The brutal, sprawling conflict currently engulfing the Levant is not just about dismantling modern militant infrastructure; for Israel, it is also about settling a deeply painful, decades-old national trauma. As breaking reports emerge of a daring, overnight Israeli ground raid deep in the Lebanese Beqaa Valley, the world is once again asking: Who is Ron Arad, and why is Israel still risking the lives of elite commandos to find him?


The 1986 Capture
Captain Ron Arad was a 28-year-old weapon systems officer (navigator) in the Israeli Air Force. On October 16, 1986, his F-4 Phantom jet was critically damaged by a premature bomb detonation over southern Lebanon. While the pilot, Yishai Aviram, was miraculously rescued by a daring AH-1 Cobra helicopter extraction under heavy fire, Arad was captured on the ground by the Lebanese Shiite militant group Amal.
Initially held by Amal security chief Mustafa Dirani, Arad became a high-value bargaining chip. Israel received three letters and a photograph proving he was alive in 1987. However, after prisoner exchange negotiations collapsed, Dirani reportedly “sold” or transferred Arad to Iranian-backed forces (the precursor to Hezbollah) in 1988, and the Israeli airman vanished entirely into the fog of the Lebanese civil war.
A National Metaphor for Uncertainty
In Israel, the name Ron Arad is synonymous with the absolute military ethos of “leaving no soldier behind.” He is a profound national symbol of agony, uncertainty, and unresolved grief. Over the decades, his family’s fight to keep his memory alive became a massive, unrelenting public campaign deeply woven into Israeli culture.
While multiple classified military intelligence reports have concluded that Arad almost certainly died in captivity—some assessing he perished from illness in 1995, others suggesting he died attempting to escape in 1988—the Israeli government has adamantly refused to close his file without definitive physical proof.

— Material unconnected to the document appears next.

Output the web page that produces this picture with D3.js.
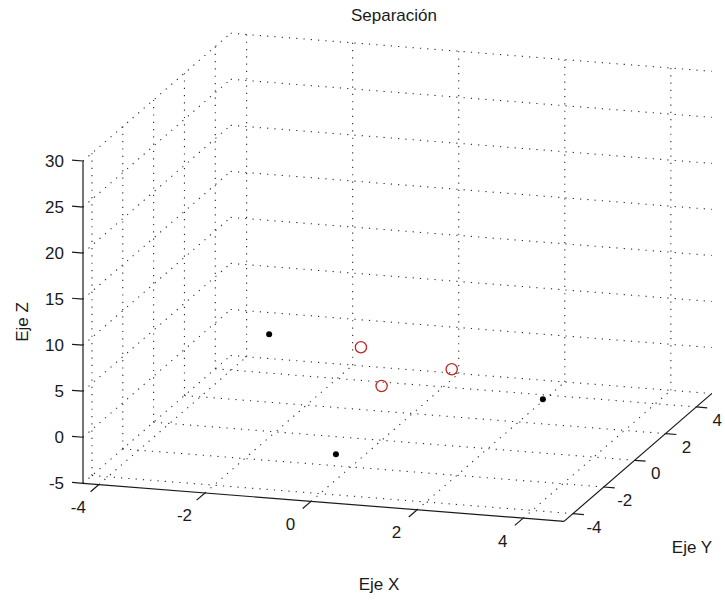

For nearly forty years, the state has continuously vowed to recover his remains to provide his family with closure and a proper burial in Israel.
The Unending Intelligence War
The search for Arad has triggered some of the most complex and audacious Mossad operations in modern history. Israel has routinely abducted Lebanese militants and Iranian operatives across the globe specifically to interrogate them regarding his burial site.

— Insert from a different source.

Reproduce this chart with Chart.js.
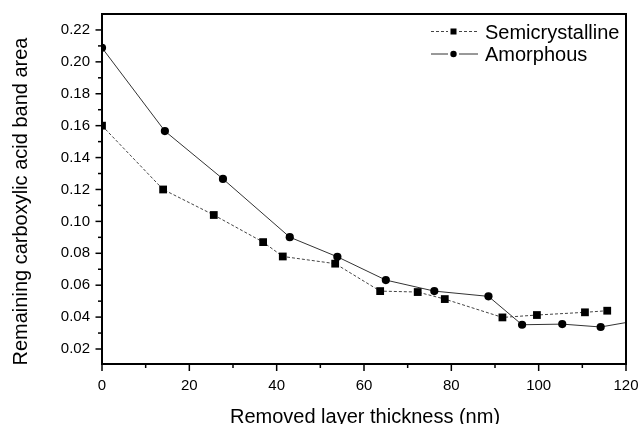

This shadow war is highly active today. In late 2025, Lebanese authorities uncovered a suspected Mossad cell that allegedly kidnapped a retired Lebanese security officer, Ahmad Shukr, from the Beqaa Valley. Shukr’s brother was directly involved in Arad’s initial 1986 capture, highlighting Israel’s relentless, multi-generational pursuit of anyone connected to the missing airman.

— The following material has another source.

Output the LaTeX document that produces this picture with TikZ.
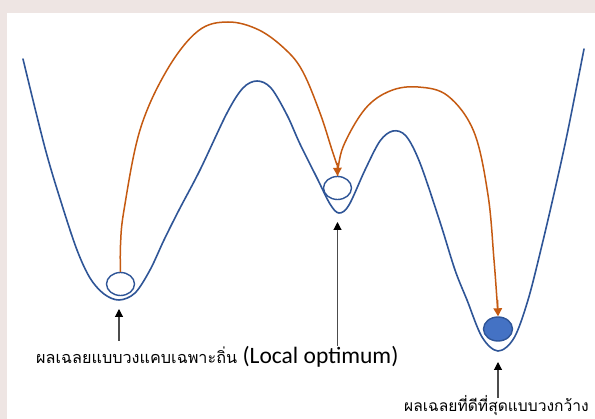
\documentclass[tikz,border=0pt]{standalone}
\usepackage{fontspec}
\usetikzlibrary{arrows.meta,shapes.geometric}
\newfontfamily\thaifont[Script=Thai]{Loma}
\newfontfamily\latfont{Carlito}
\definecolor{curveblue}{HTML}{2F5597}
\definecolor{fillblue}{HTML}{4472C4}
\definecolor{jumporange}{HTML}{C55A11}
\definecolor{wmark}{RGB}{238,229,227}
\tikzset{
  curve/.style={draw=curveblue,line width=1.6pt,line cap=round},
  ball/.style={draw=curveblue,ellipse,line width=1.4pt,inner sep=0pt,minimum width=28pt,minimum height=23pt},
  goodball/.style={ball,fill=fillblue,minimum width=29pt,minimum height=24pt},
  jump/.style={draw=jumporange,line width=1.5pt,-{Triangle[length=8pt,width=8.5pt]}},
  jumpline/.style={draw=jumporange,line width=1.5pt},
  pointer/.style={draw=black!70,line width=1.1pt,-{Triangle[length=8pt,width=8pt,color=black]}},
  lbl/.style={inner sep=0pt,anchor=base west}
}
\begin{document}
\begin{tikzpicture}[x=1pt,y=-1pt]
\useasboundingbox (0,0) rectangle (595,419);
\fill[wmark] (0,0) rectangle (595,419);
\fill[white] (7,13) rectangle (595,419);
% landscape curve
\draw[curve] plot[smooth,tension=0.55] coordinates {
 (23,59) (45,148) (62,205) (77,250) (90,278) (104,294) (119,300) (135,293) (150,270) (164,240)
 (179,210) (200,170) (227,113) (243,88) (257,81) (271,88) (287,115) (300,144)
 (317,178) (330,204) (339,213) (349,205) (365,170) (380,141) (393,131) (406,136)
 (420,163) (440,222) (455,270) (467,300) (482,337) (498,351) (514,338) (528,300)
 (542,245) (556,185) (568,130) (584,49)};
% balls
\node[ball] (lball) at (120.5,284) {};
\node[ball] (mball) at (337.5,188) {};
\node[goodball] (gball) at (498,329) {};
% jumps
\draw[jumpline] plot[smooth,tension=0.6] coordinates {
 (mball.north) (343,147) (365,109) (390,91) (418,87) (448,96) (474,132) (488,195) (494,260) (497,300) (498,313)};
\draw[jump,shorten >=0pt] (497.5,300) -- (gball.north);
\draw[jumpline] plot[smooth,tension=0.6] coordinates {
 (lball.north) (120.5,245) (124,210) (140,130) (167,70) (198,31) (228,22) (259,30) (286,50) (303,72) (320,113) (332,150) (337,165)};
\draw[jump] (337.3,163) -- (mball.north);
% pointers
\coordinate (lp) at (119,341);
\coordinate (mp) at (337.5,346);
\coordinate (gp) at (498,398);
\draw[pointer] (lp) -- (119,309);
\draw[pointer] (mp) -- (337.5,222);
\draw[pointer] (gp) -- (498,362);
% labels
\node[lbl] (llabel) at (36,364) {\thaifont\fontsize{16.2}{18}\selectfont ผลเฉลยแบบวงแคบเฉพาะถิ่น \latfont\fontsize{23.5}{26}\selectfont(Local optimum)};
\node[lbl] (glabel) at (404,411.5) {\thaifont\fontsize{15.6}{17}\selectfont ผลเฉลยที่ดีที่สุดแบบวงกว้าง};
\end{tikzpicture}
\end{document}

Breaking: The Raid on Nabi Chit
The ongoing U.S.-Israeli regional war has provided the IDF with an unprecedented opportunity to act on decades of accumulated intelligence. According to breaking reports from Lebanese and Saudi media today, Israeli helicopters executed a highly dangerous nighttime landing operation in the Hezbollah stronghold of Nabi Chit in the eastern Beqaa Valley.
Operating under heavy enemy fire, IDF commandos reportedly breached a local cemetery long suspected of housing Arad’s hidden gravesite. While the military has not officially confirmed if the extraction was successful, the brazen raid definitively proves that Israel will relentlessly utilize its entire military apparatus to hunt for its lost navigator, no matter how many decades have passed.